** Recorded information **
==*==
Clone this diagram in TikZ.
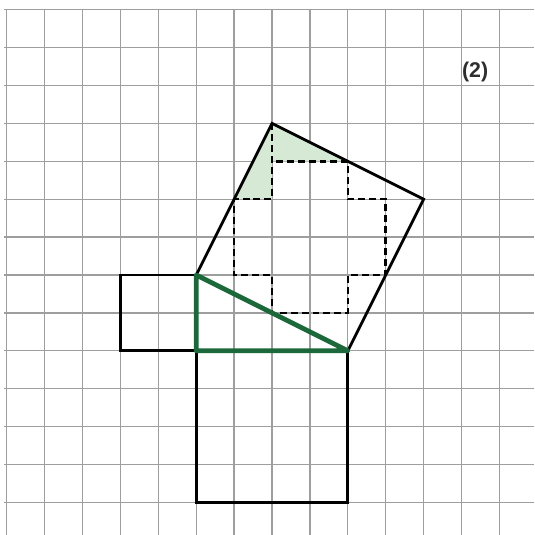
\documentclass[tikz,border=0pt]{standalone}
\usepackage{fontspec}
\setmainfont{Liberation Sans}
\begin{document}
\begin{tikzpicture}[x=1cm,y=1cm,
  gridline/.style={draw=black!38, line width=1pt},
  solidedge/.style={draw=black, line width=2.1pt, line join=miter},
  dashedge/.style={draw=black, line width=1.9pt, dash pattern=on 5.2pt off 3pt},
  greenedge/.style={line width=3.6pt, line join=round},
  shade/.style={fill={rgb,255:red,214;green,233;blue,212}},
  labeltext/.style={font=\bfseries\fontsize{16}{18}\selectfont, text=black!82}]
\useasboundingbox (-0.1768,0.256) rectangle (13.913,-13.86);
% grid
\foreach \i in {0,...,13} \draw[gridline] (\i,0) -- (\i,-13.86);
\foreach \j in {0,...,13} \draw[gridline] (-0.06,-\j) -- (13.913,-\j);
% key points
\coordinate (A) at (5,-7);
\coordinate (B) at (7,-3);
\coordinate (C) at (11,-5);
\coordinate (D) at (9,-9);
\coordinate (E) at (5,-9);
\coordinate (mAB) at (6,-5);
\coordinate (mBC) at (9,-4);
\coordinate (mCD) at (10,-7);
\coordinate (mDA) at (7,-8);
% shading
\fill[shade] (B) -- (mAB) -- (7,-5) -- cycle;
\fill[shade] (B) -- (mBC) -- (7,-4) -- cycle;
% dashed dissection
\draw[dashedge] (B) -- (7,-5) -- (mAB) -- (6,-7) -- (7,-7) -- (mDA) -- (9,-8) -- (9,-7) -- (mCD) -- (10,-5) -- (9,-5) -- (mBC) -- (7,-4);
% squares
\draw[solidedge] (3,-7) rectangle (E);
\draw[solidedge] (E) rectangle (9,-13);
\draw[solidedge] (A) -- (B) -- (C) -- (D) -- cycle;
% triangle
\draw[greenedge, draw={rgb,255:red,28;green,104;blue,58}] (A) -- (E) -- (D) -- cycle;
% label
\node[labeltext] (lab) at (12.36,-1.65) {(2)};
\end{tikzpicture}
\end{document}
==*==
Return all of the data exactly as written, and drop the pictures.

** Final answer **
Clone this diagram in TikZ.
\documentclass[tikz,border=0pt]{standalone}
\usepackage{fontspec}
\setmainfont{Liberation Sans}
\begin{document}
\begin{tikzpicture}[x=1cm,y=1cm,
  gridline/.style={draw=black!38, line width=1pt},
  solidedge/.style={draw=black, line width=2.1pt, line join=miter},
  dashedge/.style={draw=black, line width=1.9pt, dash pattern=on 5.2pt off 3pt},
  greenedge/.style={line width=3.6pt, line join=round},
  shade/.style={fill={rgb,255:red,214;green,233;blue,212}},
  labeltext/.style={font=\bfseries\fontsize{16}{18}\selectfont, text=black!82}]
\useasboundingbox (-0.1768,0.256) rectangle (13.913,-13.86);
% grid
\foreach \i in {0,...,13} \draw[gridline] (\i,0) -- (\i,-13.86);
\foreach \j in {0,...,13} \draw[gridline] (-0.06,-\j) -- (13.913,-\j);
% key points
\coordinate (A) at (5,-7);
\coordinate (B) at (7,-3);
\coordinate (C) at (11,-5);
\coordinate (D) at (9,-9);
\coordinate (E) at (5,-9);
\coordinate (mAB) at (6,-5);
\coordinate (mBC) at (9,-4);
\coordinate (mCD) at (10,-7);
\coordinate (mDA) at (7,-8);
% shading
\fill[shade] (B) -- (mAB) -- (7,-5) -- cycle;
\fill[shade] (B) -- (mBC) -- (7,-4) -- cycle;
% dashed dissection
\draw[dashedge] (B) -- (7,-5) -- (mAB) -- (6,-7) -- (7,-7) -- (mDA) -- (9,-8) -- (9,-7) -- (mCD) -- (10,-5) -- (9,-5) -- (mBC) -- (7,-4);
% squares
\draw[solidedge] (3,-7) rectangle (E);
\draw[solidedge] (E) rectangle (9,-13);
\draw[solidedge] (A) -- (B) -- (C) -- (D) -- cycle;
% triangle
\draw[greenedge, draw={rgb,255:red,28;green,104;blue,58}] (A) -- (E) -- (D) -- cycle;
% label
\node[labeltext] (lab) at (12.36,-1.65) {(2)};
\end{tikzpicture}
\end{document}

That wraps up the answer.